* Problem to work on
Copy out the data exactly, leaving the pictures behind.

* Supplied data
━━━━━━━━
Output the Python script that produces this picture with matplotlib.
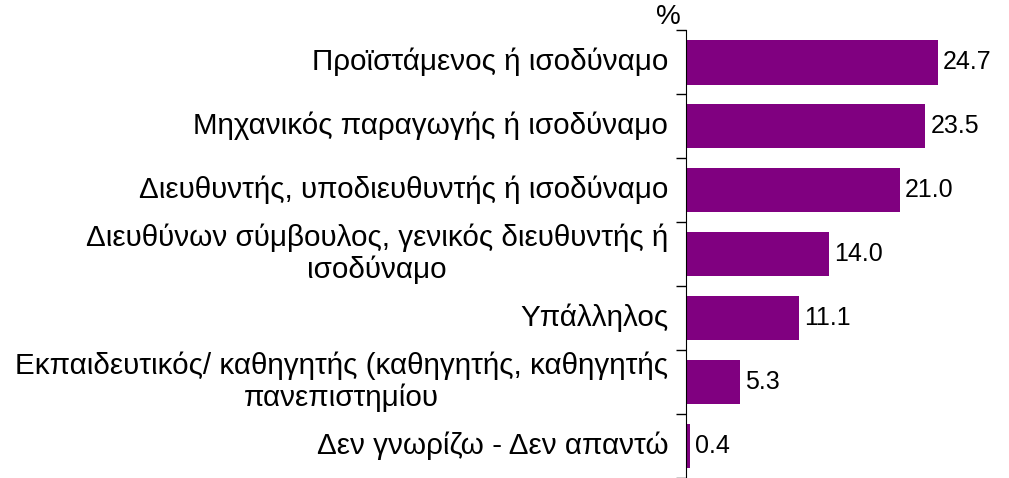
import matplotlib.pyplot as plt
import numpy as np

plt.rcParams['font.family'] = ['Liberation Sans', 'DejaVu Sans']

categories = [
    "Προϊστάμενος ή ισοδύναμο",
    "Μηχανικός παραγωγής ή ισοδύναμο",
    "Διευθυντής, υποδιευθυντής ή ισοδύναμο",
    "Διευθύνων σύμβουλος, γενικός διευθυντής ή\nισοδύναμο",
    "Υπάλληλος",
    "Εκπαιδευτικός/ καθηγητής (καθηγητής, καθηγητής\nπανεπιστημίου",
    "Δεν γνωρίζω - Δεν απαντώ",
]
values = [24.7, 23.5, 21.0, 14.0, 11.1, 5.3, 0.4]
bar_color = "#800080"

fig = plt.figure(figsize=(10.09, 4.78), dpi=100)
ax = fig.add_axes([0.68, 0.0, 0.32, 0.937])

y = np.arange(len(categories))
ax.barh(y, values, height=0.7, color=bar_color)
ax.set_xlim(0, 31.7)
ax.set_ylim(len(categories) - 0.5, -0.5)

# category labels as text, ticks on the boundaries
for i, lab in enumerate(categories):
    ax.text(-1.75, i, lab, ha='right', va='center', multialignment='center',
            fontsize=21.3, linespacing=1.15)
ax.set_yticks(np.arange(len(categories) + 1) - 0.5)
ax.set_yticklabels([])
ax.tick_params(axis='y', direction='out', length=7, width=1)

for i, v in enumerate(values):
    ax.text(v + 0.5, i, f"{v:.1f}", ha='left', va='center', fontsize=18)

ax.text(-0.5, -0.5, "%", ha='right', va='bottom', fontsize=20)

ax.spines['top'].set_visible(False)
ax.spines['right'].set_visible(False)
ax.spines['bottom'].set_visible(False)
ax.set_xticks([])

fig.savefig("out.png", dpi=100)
━━━━━━━━
* Finished answer
Output the Python script that produces this picture with matplotlib.
import matplotlib.pyplot as plt
import numpy as np

plt.rcParams['font.family'] = ['Liberation Sans', 'DejaVu Sans']

categories = [
    "Προϊστάμενος ή ισοδύναμο",
    "Μηχανικός παραγωγής ή ισοδύναμο",
    "Διευθυντής, υποδιευθυντής ή ισοδύναμο",
    "Διευθύνων σύμβουλος, γενικός διευθυντής ή\nισοδύναμο",
    "Υπάλληλος",
    "Εκπαιδευτικός/ καθηγητής (καθηγητής, καθηγητής\nπανεπιστημίου",
    "Δεν γνωρίζω - Δεν απαντώ",
]
values = [24.7, 23.5, 21.0, 14.0, 11.1, 5.3, 0.4]
bar_color = "#800080"

fig = plt.figure(figsize=(10.09, 4.78), dpi=100)
ax = fig.add_axes([0.68, 0.0, 0.32, 0.937])

y = np.arange(len(categories))
ax.barh(y, values, height=0.7, color=bar_color)
ax.set_xlim(0, 31.7)
ax.set_ylim(len(categories) - 0.5, -0.5)

# category labels as text, ticks on the boundaries
for i, lab in enumerate(categories):
    ax.text(-1.75, i, lab, ha='right', va='center', multialignment='center',
            fontsize=21.3, linespacing=1.15)
ax.set_yticks(np.arange(len(categories) + 1) - 0.5)
ax.set_yticklabels([])
ax.tick_params(axis='y', direction='out', length=7, width=1)

for i, v in enumerate(values):
    ax.text(v + 0.5, i, f"{v:.1f}", ha='left', va='center', fontsize=18)

ax.text(-0.5, -0.5, "%", ha='right', va='bottom', fontsize=20)

ax.spines['top'].set_visible(False)
ax.spines['right'].set_visible(False)
ax.spines['bottom'].set_visible(False)
ax.set_xticks([])

fig.savefig("out.png", dpi=100)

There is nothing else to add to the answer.